───── Material ─────

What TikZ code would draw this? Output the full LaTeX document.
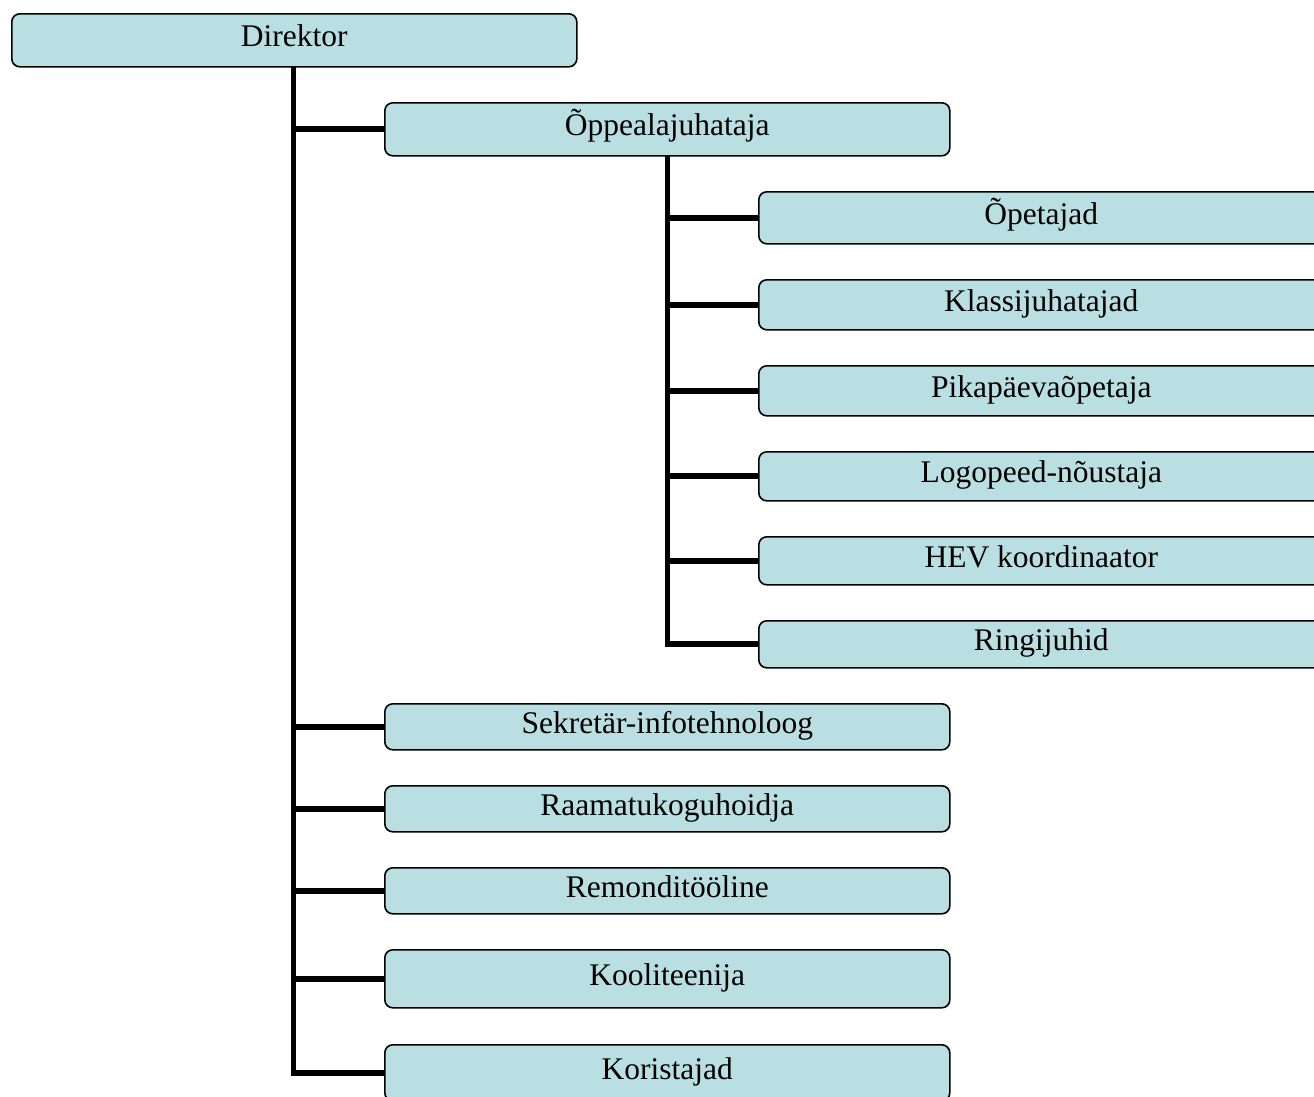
\documentclass[tikz,border=0pt]{standalone}
\usepackage{fontspec}
\setmainfont{Liberation Serif}
\definecolor{boxfill}{HTML}{B9DFE3}
\tikzset{
  orgbox/.style={draw=black, line width=1.6pt, fill=boxfill, rounded corners=8pt,
    anchor=north west, minimum width=565pt, inner sep=0pt,
    text height=21pt, text depth=8pt, font=\fontsize{31.5}{36}\selectfont},
  conn/.style={line width=5.8pt, black, line join=miter}
}
\begin{document}
\begin{tikzpicture}[x=1pt,y=-1pt]
\useasboundingbox (0,0) rectangle (1314,1096);
\clip (0,0) rectangle (1314,1096);
\coordinate (t1) at (293.5,66);
\coordinate (s1) at (667.5,155);
% nodes
\node[orgbox, minimum height=53pt] (dir) at (11,13) {Direktor};
\node[orgbox, minimum height=53pt] (opp) at (384,102) {Õppealajuhataja};
\node[orgbox, minimum height=52pt] (ope) at (758,191) {Õpetajad};
\node[orgbox, minimum height=50pt] (kla) at (758,279) {Klassijuhatajad};
\node[orgbox, minimum height=50pt] (pik) at (758,365) {Pikapäevaõpetaja};
\node[orgbox, minimum height=49pt] (log) at (758,451) {Logopeed-nõustaja};
\node[orgbox, minimum height=48pt] (hev) at (758,536) {HEV koordinaator};
\node[orgbox, minimum height=47pt] (rin) at (758,620) {Ringijuhid};
\node[orgbox, minimum height=46pt] (sek) at (384,703) {Sekretär-infotehnoloog};
\node[orgbox, minimum height=46pt] (raa) at (384,785) {Raamatukoguhoidja};
\node[orgbox, minimum height=46pt] (rem) at (384,867) {Remonditööline};
\node[orgbox, minimum height=58pt] (koo) at (384,949) {Kooliteenija};
\node[orgbox, minimum height=56pt] (kor) at (384,1044) {Koristajad};
% trunk
\draw[conn] (t1) -- (t1 |- kor.west) -- (kor.west);
\draw[conn] (opp.west) -- (opp.west -| t1);
\draw[conn] (sek.west) -- (sek.west -| t1);
\draw[conn] (raa.west) -- (raa.west -| t1);
\draw[conn] (rem.west) -- (rem.west -| t1);
\draw[conn] (koo.west) -- (koo.west -| t1);
% sub trunk
\draw[conn] (s1) -- (s1 |- rin.west) -- (rin.west);
\draw[conn] (ope.west) -- (ope.west -| s1);
\draw[conn] (kla.west) -- (kla.west -| s1);
\draw[conn] (pik.west) -- (pik.west -| s1);
\draw[conn] (log.west) -- (log.west -| s1);
\draw[conn] (hev.west) -- (hev.west -| s1);
\end{tikzpicture}
\end{document}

─────

[Objective] Copy the data exactly. Any picture it contains is to be omitted.

[Final answer]
What TikZ code would draw this? Output the full LaTeX document.
\documentclass[tikz,border=0pt]{standalone}
\usepackage{fontspec}
\setmainfont{Liberation Serif}
\definecolor{boxfill}{HTML}{B9DFE3}
\tikzset{
  orgbox/.style={draw=black, line width=1.6pt, fill=boxfill, rounded corners=8pt,
    anchor=north west, minimum width=565pt, inner sep=0pt,
    text height=21pt, text depth=8pt, font=\fontsize{31.5}{36}\selectfont},
  conn/.style={line width=5.8pt, black, line join=miter}
}
\begin{document}
\begin{tikzpicture}[x=1pt,y=-1pt]
\useasboundingbox (0,0) rectangle (1314,1096);
\clip (0,0) rectangle (1314,1096);
\coordinate (t1) at (293.5,66);
\coordinate (s1) at (667.5,155);
% nodes
\node[orgbox, minimum height=53pt] (dir) at (11,13) {Direktor};
\node[orgbox, minimum height=53pt] (opp) at (384,102) {Õppealajuhataja};
\node[orgbox, minimum height=52pt] (ope) at (758,191) {Õpetajad};
\node[orgbox, minimum height=50pt] (kla) at (758,279) {Klassijuhatajad};
\node[orgbox, minimum height=50pt] (pik) at (758,365) {Pikapäevaõpetaja};
\node[orgbox, minimum height=49pt] (log) at (758,451) {Logopeed-nõustaja};
\node[orgbox, minimum height=48pt] (hev) at (758,536) {HEV koordinaator};
\node[orgbox, minimum height=47pt] (rin) at (758,620) {Ringijuhid};
\node[orgbox, minimum height=46pt] (sek) at (384,703) {Sekretär-infotehnoloog};
\node[orgbox, minimum height=46pt] (raa) at (384,785) {Raamatukoguhoidja};
\node[orgbox, minimum height=46pt] (rem) at (384,867) {Remonditööline};
\node[orgbox, minimum height=58pt] (koo) at (384,949) {Kooliteenija};
\node[orgbox, minimum height=56pt] (kor) at (384,1044) {Koristajad};
% trunk
\draw[conn] (t1) -- (t1 |- kor.west) -- (kor.west);
\draw[conn] (opp.west) -- (opp.west -| t1);
\draw[conn] (sek.west) -- (sek.west -| t1);
\draw[conn] (raa.west) -- (raa.west -| t1);
\draw[conn] (rem.west) -- (rem.west -| t1);
\draw[conn] (koo.west) -- (koo.west -| t1);
% sub trunk
\draw[conn] (s1) -- (s1 |- rin.west) -- (rin.west);
\draw[conn] (ope.west) -- (ope.west -| s1);
\draw[conn] (kla.west) -- (kla.west -| s1);
\draw[conn] (pik.west) -- (pik.west -| s1);
\draw[conn] (log.west) -- (log.west -| s1);
\draw[conn] (hev.west) -- (hev.west -| s1);
\end{tikzpicture}
\end{document}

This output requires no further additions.